藝術創作因為具有獨壹無二的藝術個性而獲得了永久的藝術生命。那麽如何培養藝術個性和養成良好的藝術個性釋放方式呢?
首先,了解中國文化學者是如何認識現實生活,以及如何把這種生活轉化為藝術生活的,研究壹位藝術家自成壹家的藝術價值所在,這些對於我們自己的藝術成長有重要的啟迪作用。斷裂開民族文化的藝術學習,就無法把握藝術的深邃內涵,不能認識中國傳統審美意趣的,那麽何談標明藝術個性呢?我們立足中國文化,學習世界文化,汲取藝術家的表現能力和表現個性的藝術方式,對整個藝術史和藝術類別史進行研究,可以深化我們的藝術認識。如果做細化研究,就可以比較不同藝術家的個性所在,加上我們對於藝術史和文化史的認知,就可以看到藝術個性在藝術創作中的作用,認識、規整藝術個性釋放的方式。

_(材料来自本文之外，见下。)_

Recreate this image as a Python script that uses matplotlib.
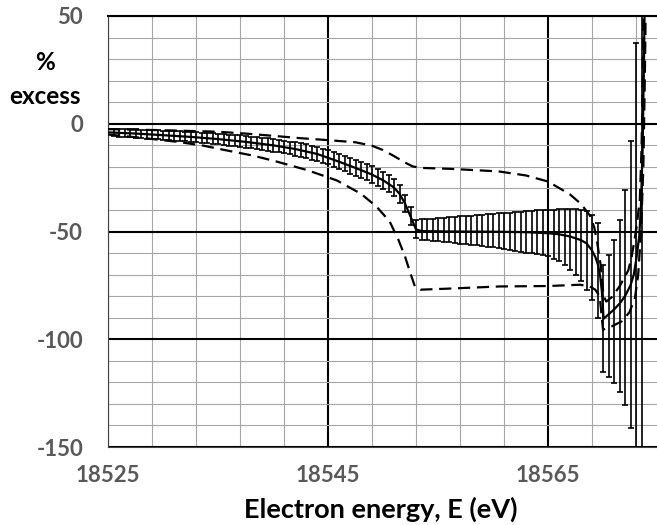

其次,以厚化理論來提高認識。對於藝術認識的兩條途徑,壹是從生活實踐中壹點點地認識,另壹條途徑是註重理論學習。前者對於藝術的認識是直接,但認識慢;後者雖是間接認識,但是站在別人的肩上來看待藝術個性和個性釋放。關於藝術個性釋放方式的認識,要不斷研究藝術家的生活和藝術關系,探究和總結各種藝術創作現象。研究藝術創作者的人物生平傳記,找到藝術創作者爆發創作的動因,研究藝術創作者的文化修養、日常生活等。從對比角度研究同壹藝術家的藝術創作,對比認識不同藝術家的藝術個性釋放。總之,藝術個性是在復合因素制約的環境裏養成的,同樣,通過學習研究來培養自己的藝術個性釋放方式,對於我們的藝術認識和創作也有著重要的意義。